Question

Figure shows an irregular block of material of refractive index \(\sqrt{2}\). A ray of light strikes the face AB as shown in figure. After refraction, it is incident on a spherical surface CD of radius of curvature 0.4 m and enters a medium of refractive index 1.514 to meet PQ at E. Find the distance OE upto two places of decimal.

• A. 7 m
• B. 7.29 m
• C. 6.06 m
• D. 8.55 m

Hint:

When a ray travels parallel to the axis and hits a spherical refracting surface, the object distance is effectively infinity. Use $\mu_2/v = (\mu_2-\mu_1)/R$.

Answer 1

The Correct Option is C

Step 1: Understanding the Concept:
Apply Snell's law at face AB and then the refraction formula at spherical surface CD: \(\dfrac{\mu_2}{v} - \dfrac{\mu_1}{u} = \dfrac{\mu_2 - \mu_1}{R}\).

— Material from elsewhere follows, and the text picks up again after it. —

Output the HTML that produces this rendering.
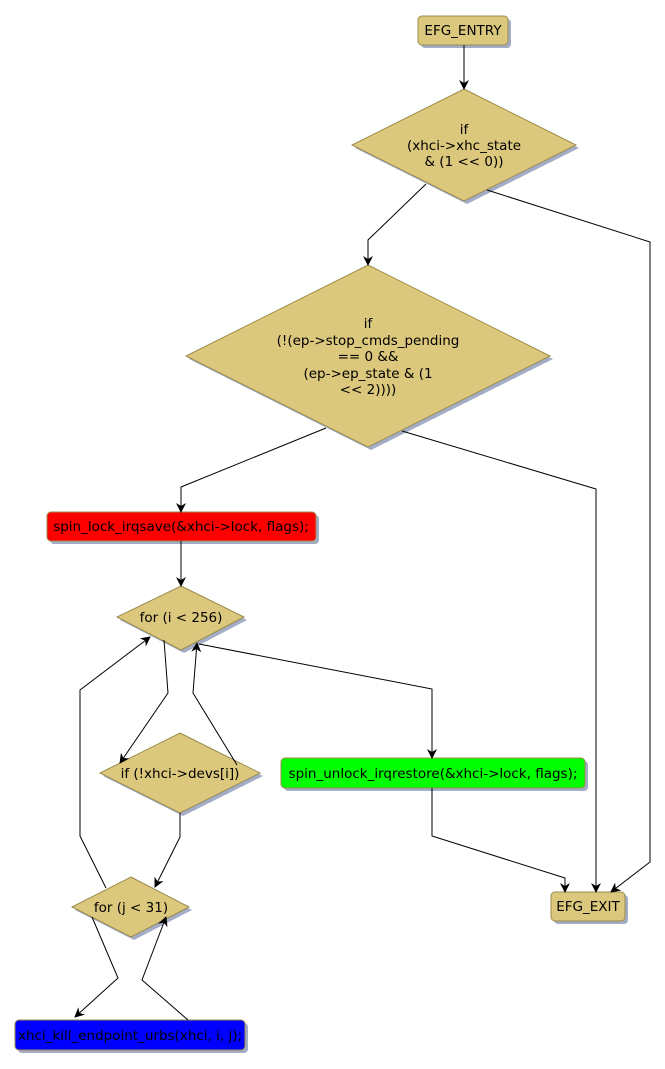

Step 2: Detailed Explanation:
At AB: \(\sin 60° / \sin r = \sqrt{2}/1 \Rightarrow \sin r = 1/2 \Rightarrow r = 30°\). The refracted ray inside the block becomes parallel to AD (travels horizontally). At spherical surface CD: object at \(u = \infty\), \(\mu_1 = \sqrt{2}\), \(\mu_2 = 1.514\), \(R = 0.4\) m: \[ \frac{1.514}{v} = \frac{1.514 - \sqrt{2}}{0.4} = \frac{1.514 - 1.414}{0.4} = \frac{0.1}{0.4} \] \[ v = \frac{1.514 \times 0.4}{0.1} = 6.056 \approx 6.06 \text{ m} \]

Step 3: Final Answer:
Distance OE \(= 6.06\) m.